Long story short, 4 ohm full range speakers can be added to the dash and pillar without ill affect. Although, they will play a little louder than the 2.6" 8 ohm speaker do now.
GSGMac
General Comments that Might Be Useful
8” Rounds vs. 6x9” speakers
Not without reading the spec sheets on both. The 6x9 will put out more bass. More cone area. I prefer the sound of 6.5" midbass drivers, and let the sub take care of the bottom end. But speakers and sound reproduction is a very individual thing. What sounds great to one person may sound like crap to someone else. If possible, listen before you buy. The Quarts are nice. I have a set of Q series 6.5" components that are amazing!
Audiox
Re: Speakers for a Jazz Fan
Personally, I'd avoid a metal tweeter for jazz. Piano highs, etc can be a bit much when the volume is turned up. But you may enjoy the bright sound... and many speakers allow you to lower the tweeter volume...

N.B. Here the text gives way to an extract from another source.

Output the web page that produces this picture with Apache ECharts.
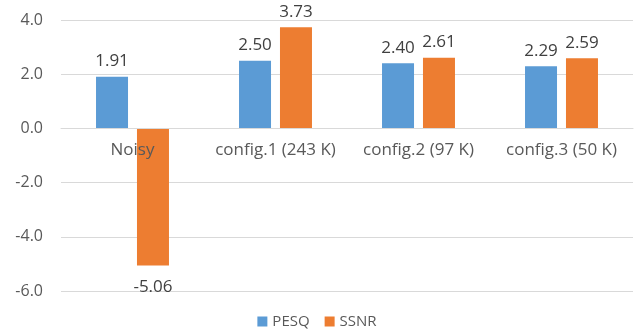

For deck power alone you need to find a more sensitive speaker to take advantage of the lower power the deck pumps out vs and amp.
Rps 23
Re: Speaker Recs only?
If you want to keep the stock deck, but replace the speakers make sure you get ones that are very sensitive (ie higher db rating the better). More sensitive speaks will work better with less power. Higher sensitivity will significantly reduce the issue FlyBiz had
Infinity Kappas are really sensitive, so may be a good choice. They have a rating of 95db for the 6x9s vs 89-92ish for other "major" brands or even the infinity refs. 3db may not seem like a lot when you look at the #s, but it really is a ton in volume/performance with a low power system. Kappas are 95db for the 3.5s too... If I was going with stock deck and no amp these would probably be my choice, plus they are pretty cheap online!
Rps_23
Re: BAHHHH Infinity Kappa Speakers Help! UPDATE:
Ok, I've gotten around my little hiccup and if anyone else got the Infinity 3.5's with crossovers by accident never fear. There is plenty of room in the dash to mount them. I actually attached mine with two plastic zip ties around a small vent tube for air on each side which is accessible via the speaker openings.. There is plenty of room for the speaker and crossover unit.
Silverdusk
The rockford 3.5's are great choice for the 4 surrounds, I put Pioneers in the doors, due to their 28 Hz response, my low end is actually better than stock. I found them online after a few hour searching for the right response 93 db and frequency range 28Hz to 33k Hz. None of the Rockford 6x9's could match this combo. I then searched by part number and found them at Walmart online and they were available a mile from my house for $75, good deal..........The sound is incredible without amps, very clear and not muddy.
AttillaHunley
The other thing that I have advocated before is adding some crossover elements (1mH coil for each woofer, and an 80uF polyester cap for each tweeter), otherwise the highs will dominate.
Bartt
Re: Speaker Recommendations only?
The difference is night and day, and I have not added an amp yet. What I find really amazing is the quality of the head unit for an OEM part. With all the right drivers I can max it out and there is virtually no distortion. I thought that it might clip at higher volumes, but it doesn't.
Overall I only spent about $110 on all the drivers including the dual voice coil driver in the rear door and the 7 inch drivers in the doors, and it sounds damn good. Everyone who's heard it agrees. :-)
I've been designing and building audio systems for many years so I know a little about this.